Montclair New Jersey History & Photos
East of Grove St, photo circa 1902, note 'Milkwagon' and overhead wires for Electric Trolley
Looking westward, West of Grove St, photo circa 1903, note late Victorian clothing, horses, trolley
Looking south down South Fullerton Ave from corner of Bloomfield Ave, circa 1895-1905. Buildings at left are all still standing 100 years later.
Corner of South Fullerton Ave, looking east, circa 1905
An interesting excerpt from a history of Essex County written in 1884 by Rev. Charles E. Knox:
THE NEWARK AND BLOOMFIELD RAILROAD was organized as a company, composed entirely of Bloomfield and West Bloomfield incorporators, in 1852. The West Bloomfield incorporators were Zenas S. Crane, Grant J. Wheeler and William S. Morris; those from Bloomfield were Joseph S. Davis (who became the president), Ira Dodd (who became afterwards the superintendent), David Oakes, Robert L. Cook, David Congar and Warren S. Baldwin. It was not, however, till June, 1856, that the trains run to Montclair. One car more than supplied the demand of public travel, and there was a deficit of three hundred and, thirty dollars at the end of the first seven months. When first opened the same person sold tickets at the West Bloomfield Station and acted as brakeman on the road.

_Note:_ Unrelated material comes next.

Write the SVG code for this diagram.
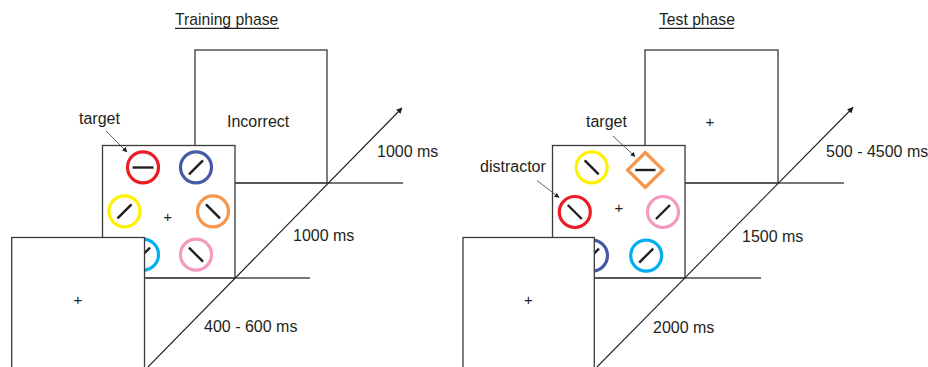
<svg xmlns="http://www.w3.org/2000/svg" width="928" height="367" viewBox="0 0 928 367">
  <defs>
    <style>
      text { font-family: "Liberation Sans", Arial, sans-serif; fill: #231f20; }
      .lbl { font-size: 16px; }
      .ttl { font-size: 15.7px; }
      .plus { font-size: 15px; text-anchor: middle; }
      .screen { fill: #ffffff; stroke: #3a3a3a; stroke-width: 1.3; }
      .edge { fill: none; stroke: #4a4a4a; stroke-width: 1.3; }
      .time { fill: none; stroke: #231f20; stroke-width: 1.1; }
      .ptr { fill: none; stroke: #3a3a3a; stroke-width: 0.8; }
      .ring { fill: none; stroke-width: 3.2; }
      .bar { stroke: #231f20; stroke-width: 2.4; stroke-linecap: butt; }
    </style>
    <marker id="tip" viewBox="0 0 10 10" refX="9" refY="5" markerWidth="6" markerHeight="6" markerUnits="userSpaceOnUse" orient="auto">
      <path d="M0,0 L10,5 L0,10 z" fill="#231f20"/>
    </marker>
    <marker id="tipSmall" viewBox="0 0 10 10" refX="9" refY="5" markerWidth="5" markerHeight="5" markerUnits="userSpaceOnUse" orient="auto">
      <path d="M0,0 L10,5 L0,10 z" fill="#231f20"/>
    </marker>
  </defs>

  <!-- ================= Training phase ================= -->
  <g id="training-title">
    <text class="ttl" x="175" y="25">Training phase</text>
    <line x1="175" y1="28.3" x2="279" y2="28.3" stroke="#231f20" stroke-width="1.3"/>
  </g>

  <g id="training-feedback">
    <rect class="screen" x="195" y="50" width="132" height="133"/>
    <text class="lbl" x="227" y="127">Incorrect</text>
  </g>

  <g id="training-search">
    <rect class="screen" x="102.5" y="145.5" width="132.5" height="132.5"/>
    <!-- coloured rings with oriented bars -->
    <circle class="ring" cx="143" cy="167.3" r="15.5" stroke="#ed1c24"/>
    <line class="bar" x1="132.5" y1="167.5" x2="153.5" y2="167.5"/>
    <circle class="ring" cx="196" cy="167.3" r="15.5" stroke="#4659a7"/>
    <line class="bar" x1="189" y1="174.3" x2="203" y2="160.3"/>
    <circle class="ring" cx="124.5" cy="211.3" r="15.5" stroke="#fff200"/>
    <line class="bar" x1="117.5" y1="218.3" x2="131.5" y2="204.3"/>
    <circle class="ring" cx="213" cy="211.3" r="15.5" stroke="#f7964a"/>
    <line class="bar" x1="206" y1="204.3" x2="220" y2="218.3"/>
    <circle class="ring" cx="143" cy="254.7" r="15.5" stroke="#00aeef"/>
    <line class="bar" x1="136" y1="261.7" x2="150" y2="247.7"/>
    <circle class="ring" cx="196" cy="254.7" r="15.5" stroke="#f49ac1"/>
    <line class="bar" x1="189" y1="247.7" x2="203" y2="261.7"/>
    <text class="plus" x="167.7" y="221.8">+</text>
    <text class="lbl" x="79" y="123.5">target</text>
    <line class="ptr" x1="106" y1="131" x2="127" y2="152" marker-end="url(#tipSmall)"/>
  </g>

  <g id="training-fixation">
    <rect class="screen" x="11.7" y="237.5" width="132.8" height="140"/>
    <text class="plus" x="78" y="305">+</text>
  </g>

  <g id="training-connectors">
    <line class="edge" x1="235" y1="183" x2="403" y2="183"/>
    <line class="edge" x1="144.5" y1="278" x2="310" y2="278"/>
    <line class="time" x1="148" y1="367" x2="402" y2="108" marker-end="url(#tip)"/>
    <text class="lbl" x="377" y="157">1000 ms</text>
    <text class="lbl" x="293" y="241.3">1000 ms</text>
    <text class="lbl" x="204" y="332">400 - 600 ms</text>
  </g>

  <!-- ================= Test phase ================= -->
  <g id="test-title">
    <text class="ttl" x="659" y="25">Test phase</text>
    <line x1="659" y1="28.3" x2="734" y2="28.3" stroke="#231f20" stroke-width="1.3"/>
  </g>

  <g id="test-iti">
    <rect class="screen" x="645" y="50" width="133" height="133"/>
    <text class="plus" x="710" y="127.2">+</text>
  </g>

  <g id="test-search">
    <rect class="screen" x="552.5" y="145.5" width="132.5" height="132.5"/>
    <circle class="ring" cx="591.7" cy="167.3" r="15.5" stroke="#fff200"/>
    <line class="bar" x1="584.7" y1="160.3" x2="598.7" y2="174.3"/>
    <polygon class="ring" points="645.3,152.5 663,170 645.3,187.5 627.6,170" stroke="#f7964a" stroke-linejoin="miter"/>
    <line class="bar" x1="635.3" y1="170" x2="655.5" y2="170"/>
    <circle class="ring" cx="574.8" cy="212" r="15.5" stroke="#ed1c24"/>
    <line class="bar" x1="567.8" y1="205" x2="581.8" y2="219"/>
    <circle class="ring" cx="663" cy="212" r="15.5" stroke="#f49ac1"/>
    <line class="bar" x1="656" y1="219" x2="670" y2="205"/>
    <circle class="ring" cx="592" cy="255.6" r="15.5" stroke="#4659a7"/>
    <line class="bar" x1="585" y1="262.6" x2="599" y2="248.6"/>
    <circle class="ring" cx="646.2" cy="255.6" r="15.5" stroke="#00aeef"/>
    <line class="bar" x1="639.2" y1="262.6" x2="653.2" y2="248.6"/>
    <text class="plus" x="619" y="212.5">+</text>
    <text class="lbl" x="586" y="127">target</text>
    <line class="ptr" x1="613" y1="136" x2="635" y2="156.5" marker-end="url(#tipSmall)"/>
    <text class="lbl" x="480" y="172">distractor</text>
    <line class="ptr" x1="537" y1="180.5" x2="559" y2="197.5" marker-end="url(#tipSmall)"/>
  </g>

  <g id="test-fixation">
    <rect class="screen" x="463" y="237.5" width="131.3" height="140"/>
    <text class="plus" x="528.3" y="305">+</text>
  </g>

  <g id="test-connectors">
    <line class="edge" x1="685" y1="183" x2="844" y2="183"/>
    <line class="edge" x1="594.3" y1="278" x2="761" y2="278"/>
    <line class="time" x1="597" y1="367" x2="853" y2="107.5" marker-end="url(#tip)"/>
    <text class="lbl" x="826" y="157">500 - 4500 ms</text>
    <text class="lbl" x="742" y="242.3">1500 ms</text>
    <text class="lbl" x="653" y="333">2000 ms</text>
  </g>
</svg>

The first board of directors was composed of Grant J. Wheeler, William H. Harris, Jared E. Harrison, of West Bloomfield; and Joseph A. Davis, Ira Dodd, Wright F. Conger and Jason Crane, of Bloomfield. Their negotiations with the New Jersey Railroad Company did not prove satisfactory to them, and the final arrangement was with the Morris and Essex Company. Continuous trains from New York were run from about the year 1866. When the Delaware, Lackawanna and Western Railroad leased the Morris and Essex, the auxiliary branch was included in the property transferred. The road has now seventeen trains a day between Montclair and New York. The fastest time is forty-two minutes. The road has one station in Montclair and three in Bloomfield.
THE NEW YORK, MONTCLAIR AND GREENWOOD LAKE RAILWAY has had a very important influence in the development of the northern portion of Montclair. There had been dissatisfaction with the time and the accommodations of the Bloomfield road. The charter, which was obtained in 1867, projected a road from Jersey City to the State line, at Greenwood Lake. Robert M. Henning, Julius H. Pratt and Henry C. Spalding were especially active in procuring the road. The two centres of population at Montclair and at Bloomfield had both grown strong, and the township was now ripe for a division into two parts. The enterprise of building a railway was the occasion, not the cause, of the division of the town. The proposition to bond the town was naturally resisted by those whose interests and associations were with the Bloomfield road. The new township, taking the popular name Montclair,— a more pleasing rendering of the Indian guttural "Watchung,"— was erected the next year, 1868. The bonds were issued; the new township accepted them to the extent of two hundred thousand dollars and Bloomfield was exempted in the act which authorized them.
The road was completed in 1872, at first to Montclair and the extension afterwards to Greenwood Lake. The road has now four stations in Montclair, viz.,— Montclair, Watchung, Upper Montclair and Montclair Heights,— and two in Bloomfield, viz.,— Bloomfield and Chestnut Hill. There are eight trains each way between Montclair and New York.
The building of this road had an immediate effect on the older railroad. The cars, the road-bed, the stations, the management and the time have much improved.
The influence of both these roads on the recent growth of Montclair has been very marked. A new and a strong population has come. The mountain slopes from south to north are the sites of tasteful residences, and the valleys and swells of land are everywhere occupied with the attractive houses of men whose daily life is in the cities. The Montclair road has recently come into the possession of the Lake Erie and Great Western Railway.